In a statement, McHenry reflected on the significance of the House of Representatives in the American political landscape, calling it the “center of our American republic.” He acknowledged the concerns about the future of the institution due to multiple departures but expressed confidence that new leaders would emerge and guide the House through its next phase.

The departure of McHenry and others comes against the backdrop of political shifts and challenges within the Republican Party. The GOP has faced setbacks in recent elections, including fallout from the Supreme Court’s decision to overturn Roe v. Wade.

Internal strife and disagreements, exemplified by the rebellion against McCarthy, have characterized the party’s dynamics. The GOP’s approval rating stands at 30%, with a disapproval rating of 66%, reflecting the challenges and divisions within the party.
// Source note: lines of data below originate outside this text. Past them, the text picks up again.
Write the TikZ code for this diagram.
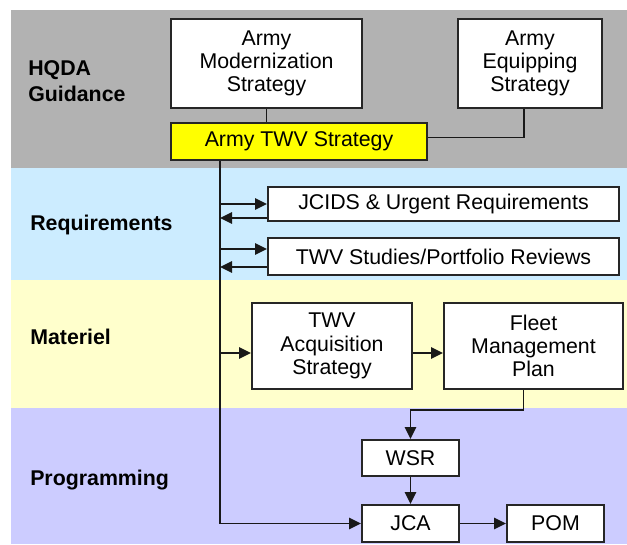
\documentclass[tikz,border=0pt]{standalone}
\usepackage{fontspec}
\setmainfont{Liberation Sans}
\usetikzlibrary{arrows.meta,calc}
\definecolor{hqdagray}{RGB}{178,178,178}
\definecolor{reqblue}{RGB}{204,236,255}
\definecolor{matyellow}{RGB}{255,255,204}
\definecolor{progpurple}{RGB}{204,204,255}
\definecolor{twvyellow}{RGB}{255,255,0}
\begin{document}
\begin{tikzpicture}[x=0.75pt,y=0.75pt,yscale=-1,xscale=1,
    box/.style={draw=black!85,line width=1.5pt,fill=white,align=center,inner sep=0pt,
        font=\fontsize{16}{17.5}\selectfont},
    band/.style={anchor=west,align=left,inner sep=0pt,font=\fontsize{16}{19}\selectfont\bfseries},
    link/.style={draw=black!90,line width=1.4pt},
    arr/.style={link,-{Triangle[length=9pt,width=8.5pt]}}]
    \useasboundingbox (0,0) rectangle (627,544);
    %Shape: Rectangle [bands]
    \path [fill=hqdagray] (11,10) rectangle (627,168);
    \path [fill=reqblue] (11,168) rectangle (627,280);
    \path [fill=matyellow] (11,280) rectangle (627,408);
    \path [fill=progpurple] (11,408) rectangle (627,544);
    % Text Node
    \node (hqda) [band] at (28,81) {HQDA\\Guidance};
    % Text Node
    \node (req) [band] at (30,225) {Requirements};
    % Text Node
    \node (mat) [band] at (30,337) {Materiel};
    % Text Node
    \node (prog) [band] at (30,480) {Programming};
    %Shape: Rectangle [boxes]
    \node (mod) [box,minimum width=143.25pt,minimum height=66.75pt] at (266.5,63.5) {Army\\Modernization\\Strategy};
    \node (equip) [box,minimum width=108pt,minimum height=66.75pt] at (530,63.5) {Army\\Equipping\\Strategy};
    \node (twv) [box,fill=twvyellow,minimum width=192pt,minimum height=27.75pt] at (299,141.5) {Army TWV Strategy};
    \node (jcids) [box,minimum width=263.25pt,minimum height=25.5pt] at (443.5,204) {JCIDS \& Urgent Requirements};
    \node (studies) [box,minimum width=263.25pt,minimum height=27.75pt] at (443.5,256.5) {TWV Studies/Portfolio Reviews};
    \node (acq) [box,minimum width=120pt,minimum height=64.5pt] at (332,346) {TWV\\Acquisition\\Strategy};
    \node (fleet) [box,minimum width=134.25pt,minimum height=64.5pt] at (533.5,346) {Fleet\\Management\\Plan};
    \node (wsr) [box,minimum width=72.75pt,minimum height=27pt] at (410.5,458) {WSR};
    \node (jca) [box,minimum width=72.75pt,minimum height=27.75pt] at (410.5,523.5) {JCA};
    \node (pom) [box,minimum width=72.75pt,minimum height=27.75pt] at (555.5,523.5) {POM};
    %Straight Lines [connectors]
    \coordinate (trunk) at ($(twv.south west)+(50,0)$);
    \draw [link] (mod.south) -- (mod.south |- twv.north);
    \draw [link] ($(twv.east)+(0,-4)$) -| ($(equip.south)+(-6,0)$);
    \draw [arr] (trunk) |- (jca.west);
    \draw [arr] (trunk |- jcids.west) -- (jcids.west);
    \draw [arr] ($(jcids.west)+(0,14)$) -- ++(-47,0);
    \draw [arr] ($(studies.west)+(-47,-7.5)$) -- ++(47,0);
    \draw [arr] ($(studies.west)+(0,10.5)$) -- ++(-47,0);
    \draw [arr] ($(acq.west)+(-31,7)$) -- ++(31,0);
    \draw [arr] ($(acq.east)+(0,7)$) -- ($(fleet.west)+(0,7)$);
    \draw [arr] ($(fleet.south)+(-10,0)$) -- ++(0,20) -| (wsr.north);
    \draw [arr] (wsr) -- (jca);
    \draw [arr] (jca) -- (pom);
\end{tikzpicture}
\end{document}
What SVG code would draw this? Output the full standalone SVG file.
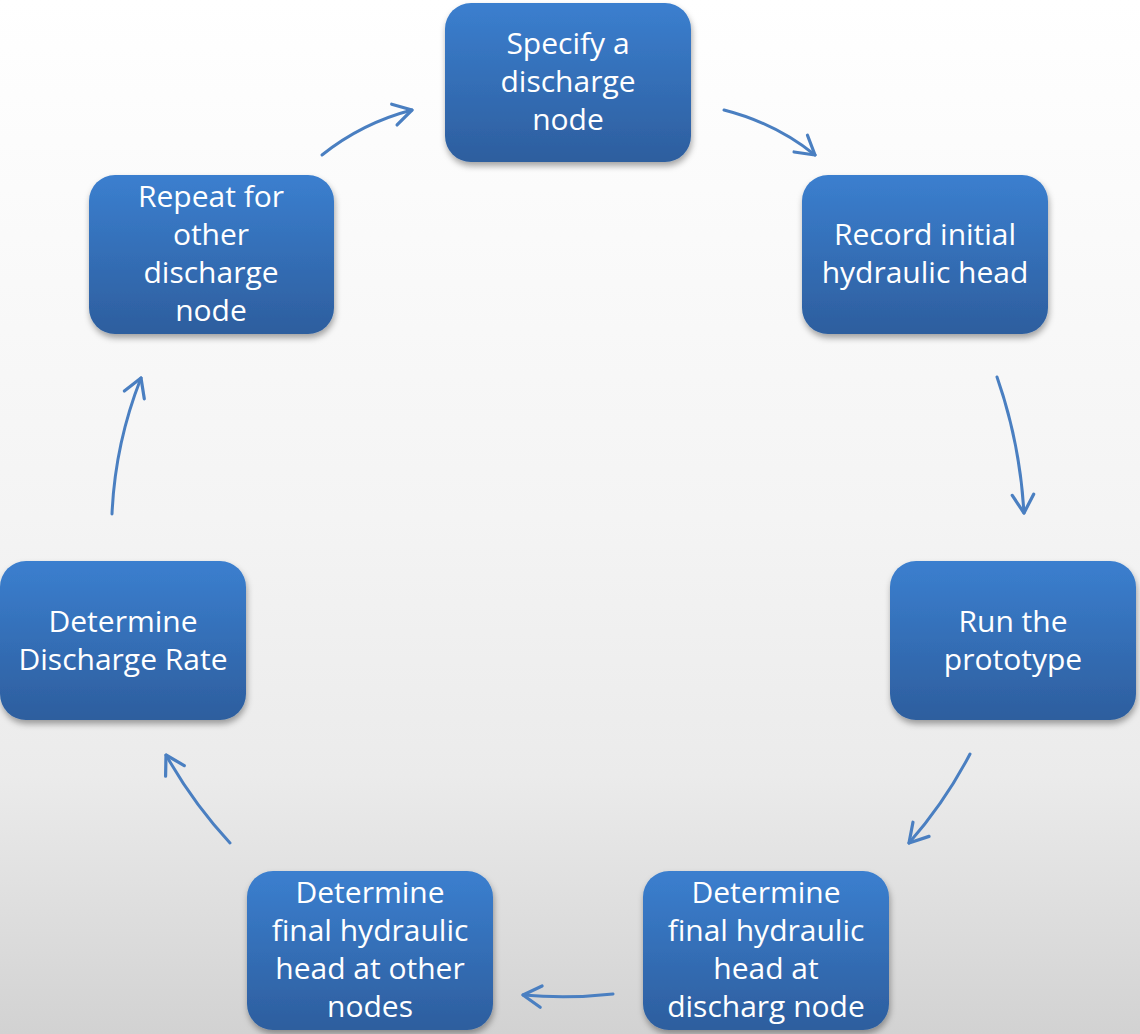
<svg xmlns="http://www.w3.org/2000/svg" width="1140" height="1034" viewBox="0 0 1140 1034">
<defs>
<linearGradient id="bg" x1="0" y1="0" x2="0" y2="1">
<stop offset="0" stop-color="#ffffff"/>
<stop offset="0.5" stop-color="#f4f4f4"/>
<stop offset="0.75" stop-color="#ebebeb"/>
<stop offset="1" stop-color="#d2d2d2"/>
</linearGradient>
<linearGradient id="box" x1="0" y1="0" x2="0" y2="1">
<stop offset="0" stop-color="#3b7fcf"/>
<stop offset="1" stop-color="#2d5e9e"/>
</linearGradient>
<filter id="sh" x="-10%" y="-10%" width="125%" height="130%">
<feDropShadow dx="1" dy="4" stdDeviation="3" flood-color="#000" flood-opacity="0.35"/>
</filter>
<marker id="ah" markerUnits="userSpaceOnUse" markerWidth="30" markerHeight="30" refX="0" refY="0" viewBox="-22 -14 26 28" orient="auto">
<path d="M-17,-10 L0,0 L-17,10" fill="none" stroke="#4a7fc1" stroke-width="3" stroke-linecap="round" stroke-linejoin="round"/>
</marker>
</defs>
<style>
.node rect{fill:url(#box);filter:url(#sh)}
.node text{fill:#ffffff;font-family:"Open Sans","Liberation Sans",sans-serif;font-size:30px;text-anchor:middle}
.conn path{fill:none;stroke:#4a7fc1;stroke-width:3;stroke-linecap:round;marker-end:url(#ah)}
</style>
<rect x="0" y="0" width="1140" height="1034" fill="url(#bg)"/>
<g class="conn" id="connectors">
<path d="M322,155 Q362,123 412,110"/>
<path d="M724,110 Q775,123 815,155"/>
<path d="M997,377 Q1020,443 1024,513"/>
<path d="M970,754 Q945,802 909,843"/>
<path d="M613,994 Q568,999 523,995"/>
<path d="M230,843 Q193,803 166,755"/>
<path d="M112,514 Q115,444 141,378"/>
</g>
<g class="node" id="n1"><rect x="445" y="3" width="246" height="159" rx="26"/>
<text x="568" y="54">Specify a</text><text x="568" y="92">discharge</text><text x="568" y="130">node</text></g>
<g class="node" id="n2"><rect x="802" y="175" width="246" height="159" rx="26"/>
<text x="925" y="245">Record initial</text><text x="925" y="283">hydraulic head</text></g>
<g class="node" id="n3"><rect x="890" y="561" width="246" height="159" rx="26"/>
<text x="1013" y="632">Run the</text><text x="1013" y="670">prototype</text></g>
<g class="node" id="n4"><rect x="643" y="871" width="246" height="159" rx="26"/>
<text x="766" y="903">Determine</text><text x="766" y="941">final hydraulic</text><text x="766" y="979">head at</text><text x="766" y="1017">discharg node</text></g>
<g class="node" id="n5"><rect x="247" y="871" width="246" height="159" rx="26"/>
<text x="370" y="903">Determine</text><text x="370" y="941">final hydraulic</text><text x="370" y="979">head at other</text><text x="370" y="1017">nodes</text></g>
<g class="node" id="n6"><rect x="0" y="561" width="246" height="159" rx="26"/>
<text x="123" y="632">Determine</text><text x="123" y="670">Discharge Rate</text></g>
<g class="node" id="n7"><rect x="89" y="175" width="245" height="159" rx="26"/>
<text x="211" y="207">Repeat for</text><text x="211" y="245">other</text><text x="211" y="283">discharge</text><text x="211" y="321">node</text></g>
</svg>
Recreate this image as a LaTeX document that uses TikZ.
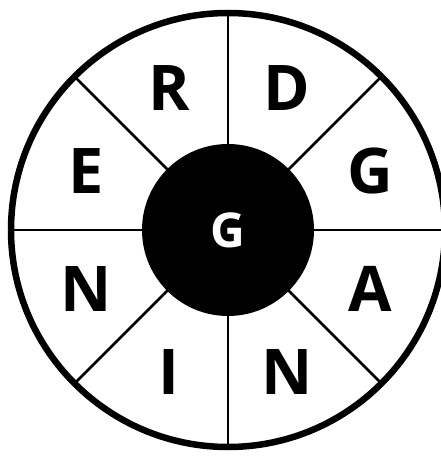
\documentclass[tikz,border=0pt]{standalone}
\usepackage{fontspec}
\setmainfont{Open Sans}
\usepackage{xcolor}

\begin{document}
\begin{tikzpicture}[x=1pt, y=1pt,
    ringstyle/.style={circle, draw, line width=6.5pt, inner sep=0pt, outer sep=0pt, minimum size=434pt},
    hubstyle/.style={circle, fill=black, inner sep=0pt, outer sep=0pt, minimum size=172pt},
    letter/.style={font=\fontsize{63}{63}\selectfont\bfseries, inner sep=0pt},
    spoke/.style={line width=2.5pt}]
    \useasboundingbox (0,0) rectangle (441,456);
    \clip (0,0) rectangle (441,456);
    \node[ringstyle] (ring) at (228,226) {};
    \draw[spoke] (ring.north) -- (ring.south);
    \draw[spoke] (ring.west) -- (ring.east);
    \draw[spoke] (ring.45) -- (ring.225);
    \draw[spoke] (ring.135) -- (ring.315);
    \node[hubstyle] (hub) at (ring.center) {};
    \node[font=\fontsize{48}{48}\selectfont\bfseries, text=white, inner sep=0pt] (hubletter) at (hub.center) {G};
    \node[letter] (r) at ([shift={(112.5:154)}]ring.center) {R};
    \node[letter] (d) at ([shift={(67.5:154)}]ring.center) {D};
    \node[letter] (g) at ([shift={(22.5:154)}]ring.center) {G};
    \node[letter] (a) at ([shift={(-22.5:154)}]ring.center) {A};
    \node[letter] (n1) at ([shift={(-67.5:154)}]ring.center) {N};
    \node[letter] (i) at ([shift={(-112.5:154)}]ring.center) {I};
    \node[letter] (n2) at ([shift={(-157.5:154)}]ring.center) {N};
    \node[letter] (e) at ([shift={(157.5:154)}]ring.center) {E};
\end{tikzpicture}
\end{document}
As McHenry steps aside, questions loom over the fate of open seats in the upcoming election. The nonpartisan Cook Political Report identifies five open House seats as potential Democrat pickup opportunities, while none are listed for the GOP. The departures raise concerns about the party’s unity and ability to navigate the evolving political landscape.

With a total of 20 departing Democratic legislators and 10 Republicans, the changing composition of Congress adds complexity to the political dynamics leading up to the 2024 elections. As McHenry emphasizes a hopeful view of the House’s future, the evolving political landscape will determine the impact of these departures on the balance of power in Congress.